No need, but it would be faster on older Alpha hardware. We could really
use a data type that is 16-bit on i386 and 32-bit on Alpha.

> unsigned int st_uid;
> unsigned int st_gid;

OK.

> unsigned long long st_rdev;

Again, 56-bit major numbers and 8-bit minor numbers are moronic.
We really don't need this bloat.

> unsigned short __pad2;

To mess up alignment? You get a compiler-dependent gap I guess.

> unsigned long long st_size;
> unsigned long st_blksize;
> unsigned long long st_blocks;

OK on i386, but these really should have fixed sizes.

> unsigned long st_atime;
> unsigned long __unused1;
> unsigned long st_mtime;
> unsigned long __unused2;
> unsigned long st_ctime;
> unsigned long __unused3;

Ah, the traditional empty space. :-)

The first thing wrong here is the variable size. Choose __u32 or __u64
as needed, not something that varies by architecture.

The second thing missing is intent, which ought to at least be documented.
I've heard that BSD had planned for the 32-bit overflow, then someone saw
the reserved space and grabbed it for nanoseconds.

Assuming we don't care about files older than 1970, the kernel API is
just fine. The C library can pad with zeroes or interpret the standard
requirement of (time_t)(-1) as just that: unsigned is OK.

The layout above is only suitable for little-endian hardware.
We won't be able to switch to a nice 64-bit representation with it.
(imagine that jiffies were stored as two 16-bit values -- ugh!)

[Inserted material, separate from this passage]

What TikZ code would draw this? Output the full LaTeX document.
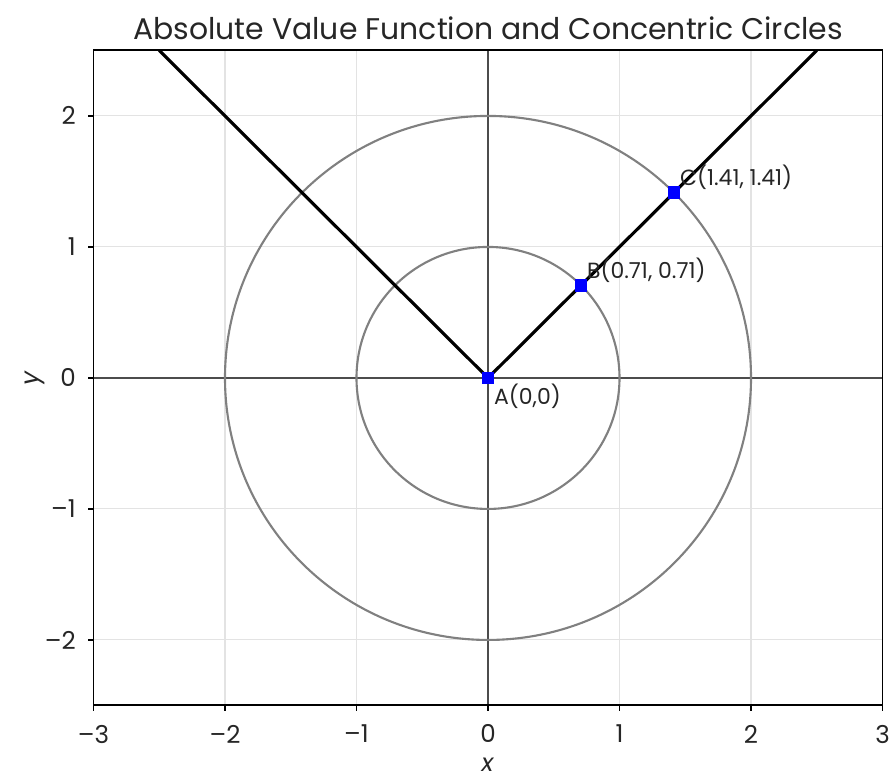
\documentclass[tikz,border=0pt]{standalone}
\usepackage{fontspec}
\setmainfont{Poppins}
\usetikzlibrary{positioning}

\tikzset{
  gridline/.style={gray!22, line width=0.6pt},
  axisline/.style={gray!60!black, line width=0.9pt},
  ringline/.style={gray, line width=1.2pt},
  absline/.style={black, line width=1.8pt},
  pt/.style={fill=blue, inner sep=0pt, minimum size=7.2pt},
  ptlabel/.style={font=\fontsize{12.5}{14}\selectfont, inner sep=0.5pt, text=black!85},
  ticklabel/.style={font=\fontsize{14}{16}\selectfont, text=black!85}
}

\begin{document}
\begin{tikzpicture}[x=2.63cm, y=2.62cm]
  \useasboundingbox (-3.711,-3.069) rectangle (3.057,2.885);

  % Grid
  \foreach \i in {-2,...,2} {
    \draw[gridline] (\i,-2.5) -- (\i,2.5);
    \draw[gridline] (-3,\i) -- (3,\i);
  }

  % Axes through origin
  \draw[axisline] (-3,0) -- (3,0);
  \draw[axisline] (0,-2.5) -- (0,2.5);

  % Concentric circles
  \draw[ringline] (0,0) circle (1);
  \draw[ringline] (0,0) circle (2);

  % y = |x|
  \coordinate (L) at (-2.5,2.5);
  \coordinate (R) at (2.5,2.5);
  \coordinate (pA) at (0,0);
  \coordinate (pB) at (0.7071,0.7071);
  \coordinate (pC) at (1.4142,1.4142);
  \draw[absline] (L) -- (pA) -- (pB) -- (pC) -- (R);

  % Points
  \node[pt] (A) at (pA) {};
  \node[pt] (B) at (pB) {};
  \node[pt] (C) at (pC) {};
  \node[ptlabel, below right=-1pt and -1pt of A] (labA) {A(0,0)};
  \node[ptlabel, above right=-3pt and -1pt of B] (labB) {B(0.71, 0.71)};
  \node[ptlabel, above right=-3pt and -1pt of C] (labC) {C(1.41, 1.41)};

  % Frame and ticks
  \draw[black, line width=1.1pt] (-3,-2.5) rectangle (3,2.5);
  \foreach \x/\t in {-3/--3,-2/--2,-1/--1,0/0,1/1,2/2,3/3}
    \draw[line width=0.8pt] (\x,-2.5) -- ++(0,-0.045) node[ticklabel, below=4pt] {\t};
  \foreach \y/\t in {-2/--2,-1/--1,0/0,1/1,2/2}
    \draw[line width=0.8pt] (-3,\y) -- ++(-0.045,0) node[ticklabel, left=3pt] {\t};

  % Labels
  \node[ticklabel, inner sep=0pt] (xlab) at (0,-2.955) {\textit{x}};
  \node[ticklabel, rotate=90] (ylab) at (-3.445,0) {\textit{y}};
  \node[font=\fontsize{17}{20}\selectfont, text=black!85] (title) at (0,2.672) {Absolute Value Function and Concentric Circles};
\end{tikzpicture}
\end{document}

In any case, the kernel should not be doing division etc. to convert.
If libc wants a stupid low-performance struct for time, libc can damn
well do the conversion by itself. Time conversion in kernel mode is
just bad.

Units of 1/4294967296 seconds are most natural. That lets us have a
64-bit integer time while still getting plain seconds very quickly.

If a larger time range is desired, use a 24-bit fraction.

For greatest compatibility, use 1/1000000000 or 1/10000000 second units.
This is very nice to use, but somewhat slow for getting plain seconds.

> unsigned long __unused4;
> unsigned long __unused5;
> };

Perhaps this is not enough. Flags, inode version, dtime, author,
alternate permission bits... I suggest at least 6 __u32 slots.